→ **WHAT YOU WILL DO**
Look for the line containing "Write a Python" and the line containing "0.44), xytext=(0, 0), arrowprops=arrow, annotation_clip=False)"; retype them and all lines between, exactly, and leave out the pictures.

[Plotting code records]
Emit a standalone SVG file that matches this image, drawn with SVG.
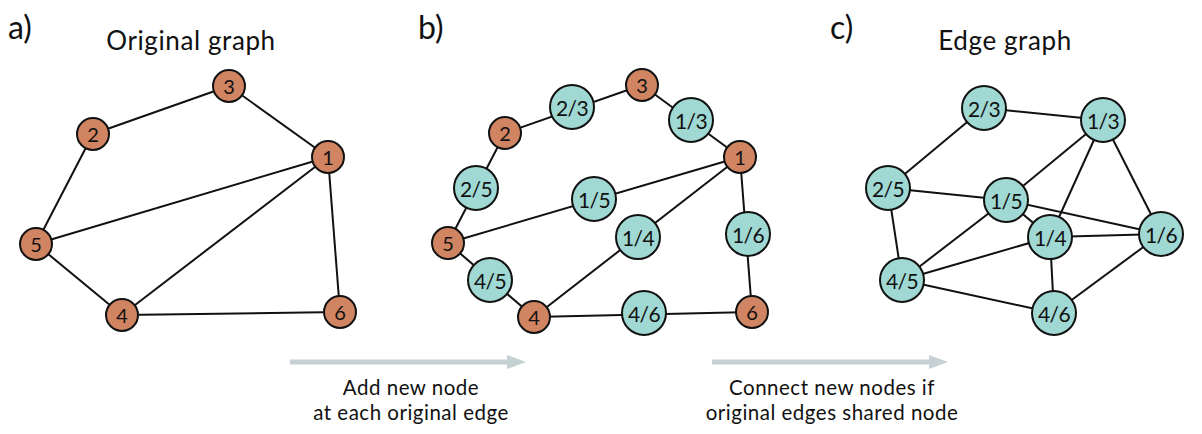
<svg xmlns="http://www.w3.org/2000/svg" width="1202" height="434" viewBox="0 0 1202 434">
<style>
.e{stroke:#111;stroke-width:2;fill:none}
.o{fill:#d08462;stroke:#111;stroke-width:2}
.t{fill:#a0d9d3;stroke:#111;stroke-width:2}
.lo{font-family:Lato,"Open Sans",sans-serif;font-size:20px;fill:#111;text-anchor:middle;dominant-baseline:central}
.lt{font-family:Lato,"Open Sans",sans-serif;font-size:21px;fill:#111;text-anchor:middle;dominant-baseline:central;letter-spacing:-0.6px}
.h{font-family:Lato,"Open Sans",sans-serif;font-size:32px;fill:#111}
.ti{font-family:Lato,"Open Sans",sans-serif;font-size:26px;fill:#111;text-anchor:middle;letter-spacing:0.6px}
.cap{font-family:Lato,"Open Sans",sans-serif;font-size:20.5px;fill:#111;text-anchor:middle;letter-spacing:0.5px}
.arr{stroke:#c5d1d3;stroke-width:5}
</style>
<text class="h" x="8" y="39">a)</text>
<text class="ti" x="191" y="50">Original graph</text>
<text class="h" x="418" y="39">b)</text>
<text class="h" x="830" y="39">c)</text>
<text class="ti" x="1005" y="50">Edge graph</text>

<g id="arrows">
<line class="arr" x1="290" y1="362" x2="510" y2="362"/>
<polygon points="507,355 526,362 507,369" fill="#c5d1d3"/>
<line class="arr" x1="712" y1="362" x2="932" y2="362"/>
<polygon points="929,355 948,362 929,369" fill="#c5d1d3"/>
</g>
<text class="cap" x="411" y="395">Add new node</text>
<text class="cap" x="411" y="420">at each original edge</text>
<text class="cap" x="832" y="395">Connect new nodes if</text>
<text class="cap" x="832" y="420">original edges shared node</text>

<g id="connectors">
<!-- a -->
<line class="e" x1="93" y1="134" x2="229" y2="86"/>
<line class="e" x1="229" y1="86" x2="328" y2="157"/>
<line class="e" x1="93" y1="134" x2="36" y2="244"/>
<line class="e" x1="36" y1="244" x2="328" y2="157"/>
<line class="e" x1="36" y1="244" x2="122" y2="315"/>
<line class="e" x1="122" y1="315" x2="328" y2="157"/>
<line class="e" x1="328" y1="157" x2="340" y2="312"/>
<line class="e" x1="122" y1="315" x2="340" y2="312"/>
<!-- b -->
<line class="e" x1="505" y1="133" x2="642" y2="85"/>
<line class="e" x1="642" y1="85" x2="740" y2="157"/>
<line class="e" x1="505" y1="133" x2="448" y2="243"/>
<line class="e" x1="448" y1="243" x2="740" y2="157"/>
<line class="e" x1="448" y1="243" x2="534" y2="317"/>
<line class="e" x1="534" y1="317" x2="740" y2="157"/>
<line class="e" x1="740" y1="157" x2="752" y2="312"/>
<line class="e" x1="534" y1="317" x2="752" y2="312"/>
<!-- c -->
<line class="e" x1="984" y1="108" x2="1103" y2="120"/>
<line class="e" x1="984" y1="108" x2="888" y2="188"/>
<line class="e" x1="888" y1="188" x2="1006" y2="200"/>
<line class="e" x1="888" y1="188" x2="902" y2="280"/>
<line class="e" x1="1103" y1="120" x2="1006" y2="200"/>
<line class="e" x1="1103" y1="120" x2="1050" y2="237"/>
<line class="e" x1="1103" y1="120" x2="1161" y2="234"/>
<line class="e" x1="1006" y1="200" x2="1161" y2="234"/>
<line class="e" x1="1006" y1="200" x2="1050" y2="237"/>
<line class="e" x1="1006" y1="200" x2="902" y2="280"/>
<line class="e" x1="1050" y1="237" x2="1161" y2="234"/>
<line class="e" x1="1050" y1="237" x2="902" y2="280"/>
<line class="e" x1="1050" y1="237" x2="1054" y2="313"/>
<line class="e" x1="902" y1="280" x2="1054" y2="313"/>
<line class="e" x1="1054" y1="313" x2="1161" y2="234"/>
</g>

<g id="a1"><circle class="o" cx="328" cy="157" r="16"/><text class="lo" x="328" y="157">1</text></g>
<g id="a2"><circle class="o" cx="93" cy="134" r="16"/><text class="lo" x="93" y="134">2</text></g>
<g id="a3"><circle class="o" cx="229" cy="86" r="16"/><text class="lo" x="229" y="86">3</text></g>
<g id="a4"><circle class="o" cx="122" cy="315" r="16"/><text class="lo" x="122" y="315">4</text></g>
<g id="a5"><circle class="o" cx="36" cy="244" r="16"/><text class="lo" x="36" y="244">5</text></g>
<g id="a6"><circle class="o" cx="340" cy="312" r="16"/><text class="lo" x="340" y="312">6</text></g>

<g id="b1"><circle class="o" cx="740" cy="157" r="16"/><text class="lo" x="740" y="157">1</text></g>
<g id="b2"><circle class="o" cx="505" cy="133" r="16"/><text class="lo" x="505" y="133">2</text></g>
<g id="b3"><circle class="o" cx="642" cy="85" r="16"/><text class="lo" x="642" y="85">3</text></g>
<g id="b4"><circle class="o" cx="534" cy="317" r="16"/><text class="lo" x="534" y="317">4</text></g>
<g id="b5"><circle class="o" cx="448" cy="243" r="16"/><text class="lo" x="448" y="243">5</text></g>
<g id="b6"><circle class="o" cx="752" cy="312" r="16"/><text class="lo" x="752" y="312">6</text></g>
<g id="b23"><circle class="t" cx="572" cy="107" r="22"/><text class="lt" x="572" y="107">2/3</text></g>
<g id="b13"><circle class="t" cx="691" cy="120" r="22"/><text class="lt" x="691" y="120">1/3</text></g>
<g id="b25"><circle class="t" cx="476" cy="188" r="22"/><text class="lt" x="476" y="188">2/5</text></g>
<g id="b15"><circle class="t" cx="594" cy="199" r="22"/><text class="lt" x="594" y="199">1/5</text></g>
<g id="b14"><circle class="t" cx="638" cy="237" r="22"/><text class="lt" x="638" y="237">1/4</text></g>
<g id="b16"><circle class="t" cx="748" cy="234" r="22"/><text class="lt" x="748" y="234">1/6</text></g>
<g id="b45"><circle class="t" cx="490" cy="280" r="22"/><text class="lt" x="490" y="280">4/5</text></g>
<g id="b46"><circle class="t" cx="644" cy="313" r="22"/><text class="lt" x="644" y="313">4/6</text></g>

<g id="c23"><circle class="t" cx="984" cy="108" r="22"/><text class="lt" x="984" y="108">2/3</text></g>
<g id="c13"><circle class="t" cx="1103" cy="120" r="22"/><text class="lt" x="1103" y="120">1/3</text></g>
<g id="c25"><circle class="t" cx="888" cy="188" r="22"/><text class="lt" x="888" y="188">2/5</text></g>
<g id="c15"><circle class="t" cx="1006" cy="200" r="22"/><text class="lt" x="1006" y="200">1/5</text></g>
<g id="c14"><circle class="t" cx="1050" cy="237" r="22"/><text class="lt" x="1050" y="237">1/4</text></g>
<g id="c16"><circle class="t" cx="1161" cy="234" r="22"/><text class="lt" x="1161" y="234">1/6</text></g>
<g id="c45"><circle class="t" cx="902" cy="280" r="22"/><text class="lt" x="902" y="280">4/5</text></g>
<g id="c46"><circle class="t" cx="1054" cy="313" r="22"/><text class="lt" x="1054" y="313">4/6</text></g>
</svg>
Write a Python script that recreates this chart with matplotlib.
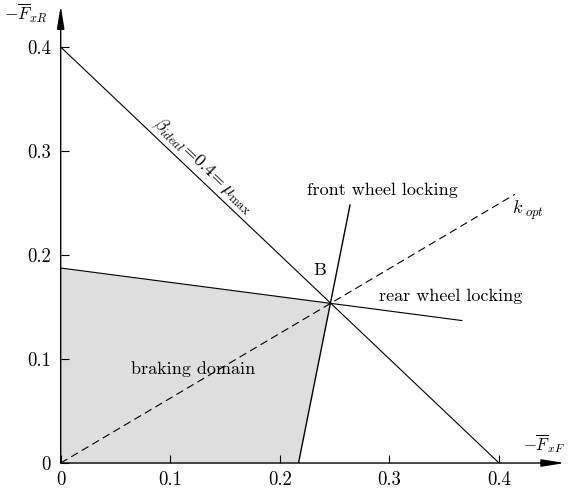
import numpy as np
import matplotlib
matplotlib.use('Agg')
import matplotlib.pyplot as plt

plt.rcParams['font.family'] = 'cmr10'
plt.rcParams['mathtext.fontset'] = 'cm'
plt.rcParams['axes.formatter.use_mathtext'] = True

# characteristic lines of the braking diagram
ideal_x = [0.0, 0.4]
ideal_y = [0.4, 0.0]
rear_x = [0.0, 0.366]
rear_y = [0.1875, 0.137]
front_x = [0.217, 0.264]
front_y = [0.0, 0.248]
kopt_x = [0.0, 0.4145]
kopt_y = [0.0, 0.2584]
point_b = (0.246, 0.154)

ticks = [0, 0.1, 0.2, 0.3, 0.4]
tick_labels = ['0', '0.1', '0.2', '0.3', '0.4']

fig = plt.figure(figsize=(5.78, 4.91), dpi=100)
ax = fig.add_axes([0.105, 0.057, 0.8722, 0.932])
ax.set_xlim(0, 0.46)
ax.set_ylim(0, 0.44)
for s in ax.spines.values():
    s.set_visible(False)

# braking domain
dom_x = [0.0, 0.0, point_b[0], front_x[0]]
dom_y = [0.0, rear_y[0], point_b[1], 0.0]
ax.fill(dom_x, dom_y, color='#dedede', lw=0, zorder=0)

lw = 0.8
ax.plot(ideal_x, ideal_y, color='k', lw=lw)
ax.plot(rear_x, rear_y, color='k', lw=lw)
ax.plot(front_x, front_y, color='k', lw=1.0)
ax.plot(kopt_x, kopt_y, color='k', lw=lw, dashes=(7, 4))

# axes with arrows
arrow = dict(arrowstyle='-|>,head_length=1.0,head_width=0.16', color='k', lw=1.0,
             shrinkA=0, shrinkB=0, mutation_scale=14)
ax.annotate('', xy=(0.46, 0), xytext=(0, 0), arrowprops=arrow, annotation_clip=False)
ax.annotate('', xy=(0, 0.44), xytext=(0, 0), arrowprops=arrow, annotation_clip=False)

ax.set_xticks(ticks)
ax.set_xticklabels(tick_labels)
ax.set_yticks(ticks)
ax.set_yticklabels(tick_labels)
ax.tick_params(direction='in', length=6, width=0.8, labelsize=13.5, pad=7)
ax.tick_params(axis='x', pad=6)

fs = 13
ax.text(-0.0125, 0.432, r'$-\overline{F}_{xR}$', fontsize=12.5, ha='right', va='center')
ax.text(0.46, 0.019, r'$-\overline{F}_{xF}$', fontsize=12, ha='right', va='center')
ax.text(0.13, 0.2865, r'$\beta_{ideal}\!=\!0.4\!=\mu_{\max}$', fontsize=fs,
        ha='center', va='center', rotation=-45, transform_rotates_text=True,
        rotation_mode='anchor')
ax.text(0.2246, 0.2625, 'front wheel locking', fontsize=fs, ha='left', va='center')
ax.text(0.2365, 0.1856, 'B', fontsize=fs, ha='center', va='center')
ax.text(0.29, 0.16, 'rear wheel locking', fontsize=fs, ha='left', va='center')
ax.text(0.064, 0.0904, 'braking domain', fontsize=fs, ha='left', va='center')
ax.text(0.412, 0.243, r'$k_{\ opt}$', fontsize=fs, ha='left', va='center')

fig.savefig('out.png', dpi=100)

→ **COMPLETED TASK**
Write a Python script that recreates this chart with matplotlib.
import numpy as np
import matplotlib
matplotlib.use('Agg')
import matplotlib.pyplot as plt

plt.rcParams['font.family'] = 'cmr10'
plt.rcParams['mathtext.fontset'] = 'cm'
plt.rcParams['axes.formatter.use_mathtext'] = True

# characteristic lines of the braking diagram
ideal_x = [0.0, 0.4]
ideal_y = [0.4, 0.0]
rear_x = [0.0, 0.366]
rear_y = [0.1875, 0.137]
front_x = [0.217, 0.264]
front_y = [0.0, 0.248]
kopt_x = [0.0, 0.4145]
kopt_y = [0.0, 0.2584]
point_b = (0.246, 0.154)

ticks = [0, 0.1, 0.2, 0.3, 0.4]
tick_labels = ['0', '0.1', '0.2', '0.3', '0.4']

fig = plt.figure(figsize=(5.78, 4.91), dpi=100)
ax = fig.add_axes([0.105, 0.057, 0.8722, 0.932])
ax.set_xlim(0, 0.46)
ax.set_ylim(0, 0.44)
for s in ax.spines.values():
    s.set_visible(False)

# braking domain
dom_x = [0.0, 0.0, point_b[0], front_x[0]]
dom_y = [0.0, rear_y[0], point_b[1], 0.0]
ax.fill(dom_x, dom_y, color='#dedede', lw=0, zorder=0)

lw = 0.8
ax.plot(ideal_x, ideal_y, color='k', lw=lw)
ax.plot(rear_x, rear_y, color='k', lw=lw)
ax.plot(front_x, front_y, color='k', lw=1.0)
ax.plot(kopt_x, kopt_y, color='k', lw=lw, dashes=(7, 4))

# axes with arrows
arrow = dict(arrowstyle='-|>,head_length=1.0,head_width=0.16', color='k', lw=1.0,
             shrinkA=0, shrinkB=0, mutation_scale=14)
ax.annotate('', xy=(0.46, 0), xytext=(0, 0), arrowprops=arrow, annotation_clip=False)
ax.annotate('', xy=(0, 0.44), xytext=(0, 0), arrowprops=arrow, annotation_clip=False)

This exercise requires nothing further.